Nel complesso, nelle economie del G20 la previsione è del 3,8% nel 2025 e 3,2% nel 2026. Per il segretario generale dell’Ocse, Mathias Cormann, “le crescenti restrizioni commerciali contribuiranno ad aumentare i costi sia per la produzione che per i consumi”, dunque resta “essenziale garantire un sistema commerciale internazionale ben funzionante e basato su regole e mantenere i mercati aperti”. Così come un ruolo importante lo dovranno giocare le banche centrali, che l’Interim Economic Outlook invita a “rimanere vigili di fronte all’aumento dell’incertezza e al potenziale aumento dei costi commerciali che potrebbe far salire le pressioni sui prezzi”.

Per i governi, invece, la raccomandazione è quella di “attuare riforme per migliorare la produttività e favorire l’adozione di nuove tecnologie, stimolando la concorrenza sul mercato ed eliminando gli oneri normativi eccessivi per le imprese”. In questo senso “sarà fondamentale migliorare l’istruzione e lo sviluppo delle competenze e ridurre i vincoli nei mercati del lavoro e dei prodotti che ostacolano gli investimenti e la mobilità della manodopera”. L’intelligenza artificiale, dunque, “rappresenta un’opportunità unica per rilanciare la produttività” per l’Ocse.
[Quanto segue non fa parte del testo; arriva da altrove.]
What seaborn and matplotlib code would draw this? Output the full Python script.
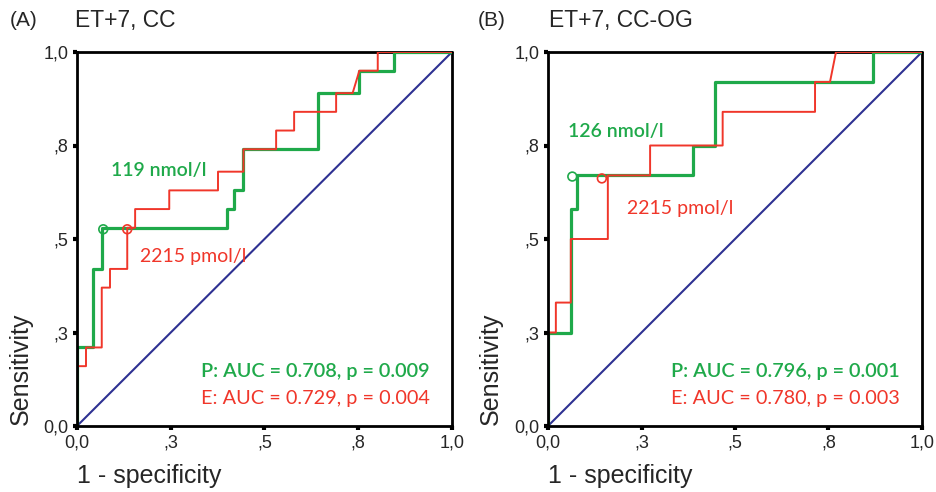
import numpy as np
import pandas as pd
import matplotlib
matplotlib.use('Agg')
import matplotlib.pyplot as plt
import seaborn as sns

# ROC curve vertices (1 - specificity, sensitivity)
a_green_fpr = [0, 0, 0.044, 0.044, 0.066, 0.066, 0.40, 0.40, 0.42, 0.42, 0.444, 0.444,
               0.644, 0.644, 0.753, 0.753, 0.846, 0.846, 1.0]
a_green_tpr = [0, 0.21, 0.21, 0.42, 0.42, 0.53, 0.53, 0.58, 0.58, 0.63, 0.63, 0.74,
               0.74, 0.89, 0.89, 0.95, 0.95, 1.0, 1.0]
a_red_fpr = [0, 0, 0.024, 0.024, 0.066, 0.066, 0.088, 0.088, 0.134, 0.134, 0.155, 0.155,
             0.246, 0.246, 0.376, 0.376, 0.444, 0.444, 0.531, 0.531, 0.579, 0.579,
             0.691, 0.691, 0.735, 0.753, 0.802, 0.802, 1.0]
a_red_tpr = [0, 0.16, 0.16, 0.21, 0.21, 0.37, 0.37, 0.42, 0.42, 0.53, 0.53, 0.58,
             0.58, 0.63, 0.63, 0.68, 0.68, 0.74, 0.74, 0.79, 0.79, 0.84,
             0.84, 0.89, 0.89, 0.95, 0.95, 1.0, 1.0]

b_green_fpr = [0, 0, 0.061, 0.061, 0.077, 0.077, 0.389, 0.389, 0.447, 0.447, 0.868, 0.868, 1.0]
b_green_tpr = [0, 0.25, 0.25, 0.58, 0.58, 0.67, 0.67, 0.75, 0.75, 0.92, 0.92, 1.0, 1.0]
b_red_fpr = [0, 0, 0.021, 0.021, 0.061, 0.061, 0.16, 0.16, 0.273, 0.273, 0.467, 0.467,
             0.714, 0.714, 0.754, 0.770, 1.0]
b_red_tpr = [0, 0.25, 0.25, 0.33, 0.33, 0.50, 0.50, 0.67, 0.67, 0.75, 0.75, 0.84,
             0.84, 0.92, 0.92, 1.0, 1.0]

# optimal cut-off points
a_cut_green = (0.07, 0.526)
a_cut_red = (0.134, 0.526)
b_cut_green = (0.065, 0.667)
b_cut_red = (0.144, 0.662)

panel_tags = ['(A)', '(B)']
panel_titles = ['ET+7, CC', 'ET+7, CC-OG']
green_labels = ['119 nmol/l', '126 nmol/l']
red_labels = ['2215 pmol/l', '2215 pmol/l']
green_auc = ['P: AUC = 0.708, p = 0.009', 'P: AUC = 0.796, p = 0.001']
red_auc = ['E: AUC = 0.729, p = 0.004', 'E: AUC = 0.780, p = 0.003']
tick_vals = [0, 0.25, 0.5, 0.75, 1.0]
tick_text = ['0,0', ',3', ',5', ',8', '1,0']

GREEN = '#1fa94a'
RED = '#f0362a'
NAVY = '#2e3192'

sns.set_style('white')
plt.rcParams['font.family'] = ['Liberation Sans', 'DejaVu Sans']

fig = plt.figure(figsize=(9.37, 4.92), dpi=100)
ax_a = fig.add_axes([77 / 937, 66 / 492, 375 / 937, 374 / 492])
ax_b = fig.add_axes([548 / 937, 66 / 492, 374 / 937, 374 / 492])

panels = [
    (ax_a, a_green_fpr, a_green_tpr, a_red_fpr, a_red_tpr, a_cut_green, a_cut_red,
     (0.092, 0.684), (0.168, 0.453), -0.117),
    (ax_b, b_green_fpr, b_green_tpr, b_red_fpr, b_red_tpr, b_cut_green, b_cut_red,
     (0.054, 0.787), (0.21, 0.582), -0.120),
]

for i, (ax, gx, gy, rx, ry, cg, cr, gl_pos, rl_pos, ylab_x) in enumerate(panels):
    # top and right frame edges sit under the curves
    ax.axhline(1.0, color='black', lw=2, zorder=1.5, clip_on=False)
    ax.axvline(1.0, color='black', lw=2, zorder=1.5, clip_on=False)
    sns.lineplot(x=[0, 1], y=[0, 1], color=NAVY, lw=1.5, ax=ax)
    sns.lineplot(x=gx, y=gy, sort=False, estimator=None, color=GREEN, lw=2.3, ax=ax)
    sns.lineplot(x=rx, y=ry, sort=False, estimator=None, color=RED, lw=1.4, ax=ax)
    sns.scatterplot(x=[cg[0]], y=[cg[1]], marker='o', s=40, facecolor='none',
                    edgecolor=GREEN, linewidth=1.2, ax=ax, zorder=4)
    sns.scatterplot(x=[cr[0]], y=[cr[1]], marker='o', s=40, facecolor='none',
                    edgecolor=RED, linewidth=1.2, ax=ax, zorder=4)

    ax.set_xlim(0, 1)
    ax.set_ylim(0, 1)
    ax.set_xticks(tick_vals)
    ax.set_xticklabels(tick_text)
    ax.set_yticks(tick_vals)
    ax.set_yticklabels(tick_text)
    ax.tick_params(axis='both', direction='out', length=3, width=3, color='black',
                   labelsize=13, pad=3, left=True, bottom=True)
    for side in ['left', 'bottom']:
        ax.spines[side].set_visible(True)
        ax.spines[side].set_color('black')
        ax.spines[side].set_linewidth(2)
    ax.spines['top'].set_visible(False)
    ax.spines['right'].set_visible(False)

    ax.set_ylabel('Sensitivity', fontsize=18)
    ax.yaxis.set_label_coords(ylab_x, 0.152)
    ax.set_xlabel('1 - specificity', fontsize=18, ha='left', va='center')
    ax.xaxis.set_label_coords(0.0, -0.134)

    ax.text(gl_pos[0], gl_pos[1], green_labels[i], color=GREEN, fontsize=14,
            fontweight='semibold', family='Lato', va='center', ha='left')
    ax.text(rl_pos[0], rl_pos[1], red_labels[i], color=RED, fontsize=14,
            family='Lato', va='center', ha='left')
    ax.text(0.941, 0.146, green_auc[i], color=GREEN, fontsize=14.3,
            fontweight='semibold', family='Lato', va='center', ha='right')
    ax.text(0.941, 0.074, red_auc[i], color=RED, fontsize=14.3,
            family='Lato', va='center', ha='right')

fig.text(10 / 937, 1 - 20 / 492, panel_tags[0], fontsize=15, va='center', ha='left')
fig.text(75 / 937, 1 - 20 / 492, panel_titles[0], fontsize=16.5, va='center', ha='left')
fig.text(478 / 937, 1 - 20 / 492, panel_tags[1], fontsize=15, va='center', ha='left')
fig.text(549 / 937, 1 - 20 / 492, panel_titles[1], fontsize=16.5, va='center', ha='left')

fig.savefig('out.png', dpi=100)
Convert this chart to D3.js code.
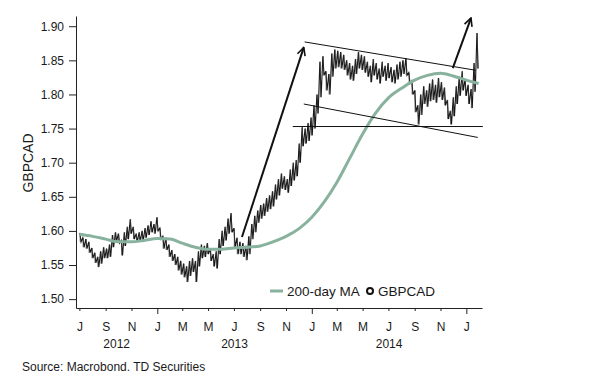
<!DOCTYPE html>
<html>
<head>
<meta charset="utf-8">
<script src="https://cdn.jsdelivr.net/npm/d3@7"></script>
<style>
  body { margin: 0; background: #fff; }
  text { font-family: "Liberation Sans", Arial, sans-serif; fill: #1a1a1a; }
</style>
</head>
<body>
<div class="chart"></div>
<script>
// weekly GBPCAD highs / lows, one pair per week starting Monday 2 Jul 2012
var firstWeek = '2012-07-02';
var weekHigh = [
  1.597, 1.590, 1.588, 1.584, 1.575, 1.568, 1.562, 1.570, 1.576, 1.574,
  1.580, 1.594, 1.598, 1.596, 1.586, 1.598, 1.606, 1.617, 1.606, 1.596,
  1.598, 1.600, 1.604, 1.608, 1.614, 1.610, 1.620,
  1.604, 1.592, 1.590, 1.580, 1.572, 1.566, 1.562, 1.556, 1.552, 1.548,
  1.556, 1.560, 1.556, 1.570, 1.580, 1.578, 1.582, 1.574, 1.566, 1.570,
  1.588, 1.600, 1.606, 1.618, 1.626, 1.604, 1.590, 1.584, 1.582, 1.578,
  1.592, 1.610, 1.622, 1.630, 1.638, 1.640, 1.648, 1.652, 1.658, 1.668,
  1.676, 1.684, 1.680, 1.676, 1.690, 1.700, 1.704, 1.728, 1.752, 1.750,
  1.758, 1.766,
  1.784, 1.800, 1.848, 1.856, 1.834, 1.830, 1.860, 1.866, 1.864, 1.862,
  1.858, 1.850, 1.846, 1.842, 1.852, 1.862, 1.858, 1.856, 1.848, 1.842,
  1.852, 1.846, 1.838, 1.848, 1.842, 1.846, 1.840, 1.836, 1.844, 1.848,
  1.850, 1.853, 1.832, 1.820, 1.806, 1.784, 1.800, 1.812, 1.806, 1.816,
  1.822, 1.814, 1.824, 1.818, 1.810, 1.792, 1.776, 1.796, 1.812, 1.826,
  1.834, 1.822,
  1.814, 1.808, 1.846, 1.890
];
var weekLow = [
  1.584, 1.576, 1.574, 1.568, 1.560, 1.553, 1.547, 1.552, 1.560, 1.560,
  1.562, 1.576, 1.585, 1.582, 1.564, 1.578, 1.588, 1.596, 1.588, 1.584,
  1.585, 1.586, 1.590, 1.594, 1.598, 1.596, 1.600,
  1.588, 1.574, 1.572, 1.562, 1.556, 1.550, 1.542, 1.536, 1.532, 1.525,
  1.534, 1.540, 1.525, 1.548, 1.560, 1.562, 1.566, 1.556, 1.548, 1.545,
  1.566, 1.578, 1.586, 1.596, 1.598, 1.576, 1.566, 1.566, 1.562, 1.557,
  1.566, 1.588, 1.598, 1.612, 1.618, 1.622, 1.628, 1.632, 1.636, 1.646,
  1.652, 1.662, 1.660, 1.656, 1.666, 1.674, 1.680, 1.700, 1.724, 1.728,
  1.732, 1.740,
  1.750, 1.772, 1.796, 1.828, 1.806, 1.800, 1.826, 1.838, 1.840, 1.838,
  1.836, 1.828, 1.822, 1.820, 1.830, 1.838, 1.836, 1.832, 1.826, 1.818,
  1.828, 1.822, 1.816, 1.826, 1.820, 1.824, 1.818, 1.816, 1.822, 1.826,
  1.830, 1.828, 1.816, 1.800, 1.774, 1.756, 1.770, 1.786, 1.782, 1.790,
  1.792, 1.788, 1.796, 1.792, 1.784, 1.764, 1.756, 1.768, 1.786, 1.798,
  1.806, 1.798,
  1.786, 1.780, 1.804, 1.838
];

// 200-day moving average, read at the start of each month
var maDates = [
  '2012-07-01', '2012-08-01', '2012-09-01', '2012-10-01', '2012-11-01', '2012-12-01',
  '2013-01-01', '2013-02-01', '2013-03-01', '2013-04-01', '2013-05-01', '2013-06-01',
  '2013-07-01', '2013-08-01', '2013-09-01', '2013-10-01', '2013-11-01', '2013-12-01',
  '2014-01-01', '2014-02-01', '2014-03-01', '2014-04-01', '2014-05-01', '2014-06-01',
  '2014-07-01', '2014-08-01', '2014-09-01', '2014-10-01', '2014-11-01', '2014-12-01',
  '2015-01-01', '2015-01-30'
];
var maValues = [
  1.595, 1.592, 1.588, 1.584, 1.584, 1.586,
  1.589, 1.588, 1.582, 1.576, 1.573, 1.573,
  1.575, 1.576, 1.578, 1.584, 1.592, 1.603,
  1.620, 1.644, 1.671, 1.707, 1.742, 1.773,
  1.795, 1.809, 1.821, 1.828, 1.831, 1.827,
  1.821, 1.816
];

// hand-drawn channel lines and arrows: [date, level] pairs
var trendLines = [
  [['2013-12-15', 1.877], ['2015-01-23', 1.8355]],
  [['2013-12-13', 1.786], ['2015-01-28', 1.737]],
  [['2013-11-17', 1.753], ['2015-02-09', 1.753]]
];
var arrows = [
  [['2013-07-20', 1.591], ['2013-12-13', 1.869]],
  [['2014-11-30', 1.8385], ['2015-01-12', 1.912]]
];

var yTicks = [1.50, 1.55, 1.60, 1.65, 1.70, 1.75, 1.80, 1.85, 1.90];
var monthLetters = ['J', 'F', 'M', 'A', 'M', 'J', 'J', 'A', 'S', 'O', 'N', 'D'];
var yearLabels = [
  { year: '2012', from: '2012-06-23', to: '2013-01-01' },
  { year: '2013', from: '2013-01-01', to: '2014-01-01' },
  { year: '2014', from: '2014-01-01', to: '2015-01-01' }
];

var parse = d3.timeParse('%Y-%m-%d');
var width = 610, height = 377;

var svg = d3.select('.chart')
  .append('svg')
    .attr('width', width)
    .attr('height', height);

var x = d3.scaleTime()
  .domain([parse('2012-06-23'), parse('2015-02-07')])
  .range([76, 482]);

var y = d3.scaleLinear()
  .domain([1.487, 1.915])
  .range([308, 16]);

// price band: zigzag high -> low through each week
var start = parse(firstWeek);
var pricePts = [];
weekHigh.forEach(function(h, i) {
  var d = d3.timeDay.offset(start, i * 7);
  pricePts.push([d, h]);
  pricePts.push([d3.timeDay.offset(d, 3), weekLow[i]]);
});

svg.append('path')
  .datum(pricePts)
  .attr('fill', 'none')
  .attr('stroke', '#161616')
  .attr('stroke-width', 1.1)
  .attr('stroke-linejoin', 'miter')
  .attr('d', d3.line().x(d => x(d[0])).y(d => y(d[1])));

svg.selectAll('.bar')
  .data(weekHigh)
  .enter().append('line')
    .attr('class', 'bar')
    .attr('x1', (d, i) => x(d3.timeDay.offset(start, i * 7 + 1)))
    .attr('x2', (d, i) => x(d3.timeDay.offset(start, i * 7 + 1)))
    .attr('y1', d => y(d))
    .attr('y2', (d, i) => y(weekLow[i]))
    .attr('stroke', '#333')
    .attr('stroke-width', 0.8);

// moving average
svg.append('path')
  .datum(maDates.map((d, i) => [parse(d), maValues[i]]))
  .attr('fill', 'none')
  .attr('stroke', '#88b29d')
  .attr('stroke-width', 3)
  .attr('d', d3.line().curve(d3.curveMonotoneX).x(d => x(d[0])).y(d => y(d[1])));

// channel lines
svg.selectAll('.trend')
  .data(trendLines)
  .enter().append('line')
    .attr('class', 'trend')
    .attr('x1', d => x(parse(d[0][0])))
    .attr('y1', d => y(d[0][1]))
    .attr('x2', d => x(parse(d[1][0])))
    .attr('y2', d => y(d[1][1]))
    .attr('stroke', '#111')
    .attr('stroke-width', 1);

svg.append('defs').append('marker')
    .attr('id', 'head')
    .attr('viewBox', '0 0 10 10')
    .attr('refX', 9)
    .attr('refY', 5)
    .attr('markerWidth', 5)
    .attr('markerHeight', 5)
    .attr('orient', 'auto')
  .append('path')
    .attr('d', 'M1,1 L9,5 L1,9')
    .attr('fill', 'none')
    .attr('stroke', '#111')
    .attr('stroke-width', 1.6);

svg.selectAll('.arrow')
  .data(arrows)
  .enter().append('line')
    .attr('class', 'arrow')
    .attr('x1', d => x(parse(d[0][0])))
    .attr('y1', d => y(d[0][1]))
    .attr('x2', d => x(parse(d[1][0])))
    .attr('y2', d => y(d[1][1]))
    .attr('stroke', '#111')
    .attr('stroke-width', 2)
    .attr('marker-end', 'url(#head)');

// axes
var yAxis = svg.append('g')
  .attr('transform', 'translate(76,0)')
  .call(d3.axisLeft(y)
    .tickValues(yTicks)
    .tickSize(7)
    .tickSizeOuter(0)
    .tickPadding(5)
    .tickFormat(d3.format('.2f')));
yAxis.selectAll('text').style('font-size', '12px').attr('fill', '#1a1a1a');
yAxis.selectAll('line, path').attr('stroke', '#222');

var monthTicks = d3.timeMonth.every(2).range(parse('2012-07-01'), parse('2015-01-02'));
var xAxis = svg.append('g')
  .attr('transform', 'translate(0,308)')
  .call(d3.axisBottom(x)
    .tickValues(monthTicks)
    .tickSize(3)
    .tickSizeOuter(0)
    .tickPadding(11)
    .tickFormat(d => monthLetters[d.getMonth()]));
xAxis.selectAll('text').style('font-size', '12px').attr('fill', '#1a1a1a');
xAxis.selectAll('line, path').attr('stroke', '#222');
xAxis.selectAll('.tick line')
  .filter(d => d.getMonth() === 0)
  .attr('y2', 6);

svg.selectAll('.year')
  .data(yearLabels)
  .enter().append('text')
    .attr('class', 'year')
    .attr('x', d => (x(parse(d.from)) + x(parse(d.to))) / 2)
    .attr('y', 348)
    .attr('text-anchor', 'middle')
    .style('font-size', '12px')
    .text(d => d.year);

svg.append('text')
  .attr('transform', 'translate(33,163) rotate(-90)')
  .attr('text-anchor', 'middle')
  .style('font-size', '14px')
  .text('GBPCAD');

// legend
var legend = svg.append('g').attr('transform', 'translate(270,291)');
legend.append('line')
  .attr('x1', 0).attr('x2', 13)
  .attr('stroke', '#88b29d')
  .attr('stroke-width', 3);
legend.append('text')
  .attr('x', 17).attr('y', 4.5)
  .style('font-size', '13.5px')
  .text('200-day MA');
legend.append('circle')
  .attr('cx', 100).attr('cy', 0).attr('r', 3)
  .attr('fill', '#fff')
  .attr('stroke', '#111')
  .attr('stroke-width', 2);
legend.append('text')
  .attr('x', 108).attr('y', 4.5)
  .style('font-size', '13.5px')
  .text('GBPCAD');

svg.append('text')
  .attr('x', 22).attr('y', 371)
  .style('font-size', '12px')
  .text('Source: Macrobond. TD Securities');
</script>
</body>
</html>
Che prevede un aumento significativo della crescita di produttività del lavoro nel prossimo decennio, “con un potenziale ancora maggiore se si considerano le sinergie con la robotica”, spiega il capo economista dell’Organizzazione per la Cooperazione e lo Sviluppo Economico, Alvaro Santos Pereira. Con un avviso: “I guadagni dell’Ia potrebbero diminuire se le politiche non faciliteranno tassi di adozione più elevati e non agevoleranno la riallocazione del lavoro“.